Waiting Game

As you know, we are now in the process of finishing the building plans, the site plan, and applying for the building permit.  Many of our owners find the initial process of getting their home started rather exhausting.  Finding a lot, picking a builder, as well as hashing out all the plans, contracts and specifications can be a daunting task.  That’s all over now, and you should take a well-deserved breather and congratulate yourself on a job well done.


It is time to be thinking about the upcoming, final selection process.  The folks that have found the custom home process a delightful experience are the ones that started their selection tasks early and enthusiastically.  Please don’t get lulled to sleep now that the contract and plans are finished, because there is much to be done.  Look at it as a shopping spree for really neat stuff that you’ve essentially already paid for through your construction contract. 

  • It’s now a good time to pull out your Master Construction Schedule from your contract, and become familiar with its format. We will not fill in the specific dates until the permit is applied for in the County, but it’s not too difficult to get some approximate dates of when the first selections might be due.  From the time we submit the building permit to the County, it will be about 4 weeks to the issuance of the actual permit.  The permit issuance, to the completion of the first deck, is about 3 to 4 weeks.  With this rough time frame in mind, you can see that approximately 1 month from the day the building permit is issued, your first group of selections will be due in our office, signed off in full.  The second group of selections comes about 2-3 weeks later. You can refer to your Master selection schedule for those items, but the biggest projects will be the layouts for all the cabinets. 
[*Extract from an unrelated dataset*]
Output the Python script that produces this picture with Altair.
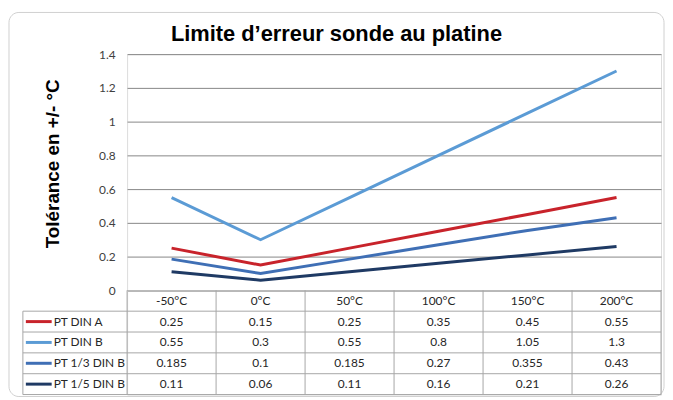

A home goes through a smooth evolution from the clearing stage to move-in, but there are actually 6 relatively distinct stages that we will address in this web site as your home progresses.  The stages are:

  1. Land Development
  2. Framing
  3. Mechanical/Close-In (heating & air conditioning, plumbing, electrical wiring, insulation, drywall)
  4. Pre-Finishing (trim, cabinets, tops, first paint)
  5. Finishing (“The Shiny Stuff” – including electrical fixtures, plumbing fixtures, carpet, finishing hardwood, landscaping)
  6. Final (tweaking everything that’s undone, walk-throughs with owner, champagne, high-fives for all!!)

Framing is the second stage and is probably the least understood by the owners after land development.  This is, however, one of the most critically important stages to the eventual quality and durability of your home.  The framing is like the skeleton of a person.  It needs to be straight, true and strong or all the other “stuff” added on top of it will never be quite right.  A wise man once told me, “Everything hangs off the carpenter’s work.  So, hire the best, watch them closely and give them plenty of good-quality lumber to work with.”  This is the stage where you will see how the 2-dimensional plans take a 3 dimensional shape. “Wow!” is the operative word at this exciting phase of residential construction.

  • We probably have discussed Foley Construction’s policy of “CODE PLUS” building, which means we exceed the building codes where we feel they are inadequate to deliver a high-quality home to our customers. Framing is where we really exceed the code minimums, so that the home will not only not fall down (“to code”) but will be tight and strong.
  • Our (your) floor trusses are designed so that the floors will not bounce.  Some of our floors exceed code by close to 100%.  We use ¾” plywood on the floors and not ½” plywood, so that the floors don’t sag.  We also use a rubber cushion strip on top of the floor-trusses, before the plywood goes on (aqua in color); we then screw the plywood to the trusses.  By doing this, we create a sound break between the floors, so that we minimize the squeaks or sound transmission from one area to the next.  By eliminating nails in the floor, we eliminate the major cause of squeaks – which is nails working loose over the years.
  • We use 7/16” plywood or OSB (Omni Strand Board), while most builders in our area have gone to the new “energy brace” product that is, for all intents and purposes, cardboard with an aluminum face. This is hard to believe, but go by any major construction site in our area and you will see this product as the exterior skin of homes even in the ¾ million-plus range. 
  • You might also notice that we double-brace all of our walls during construction so that things stay straight and true during all the banging and sawing. We only remove them when the framing for the entire home is tied together.  These braces are all over the 1st floor of the home, and make it difficult to get around until they are removed.
  • During this stage, we will be pushing hard to get the roof on as quickly as possible so we can get the home “dried in”. Once the plywood is on the roof, we will “paper in” the home with tarpaper.  This helps protect all the wood underneath and gives the guys a place to work during inclement weather.  We then go back and complete the loose ends in the framing.  Then the mechanical trades get started.

Selections Due at Framing:

  • The next set of selections are due before the carpenters finish the plywood on the roof. These selections are reasonably numerous, and it’s very important that we have them on time so we can keep everything on schedule. Several years ago, we discovered that a customer of ours tried to give the carpenters $20.00 on Friday to not put the last sheet of plywood on the roof until Monday morning because he hadn’t finished his selections – no fair!   Please focus on the due dates and let Lyn know how we can help you to wrap up your selections and get the paperwork in on time.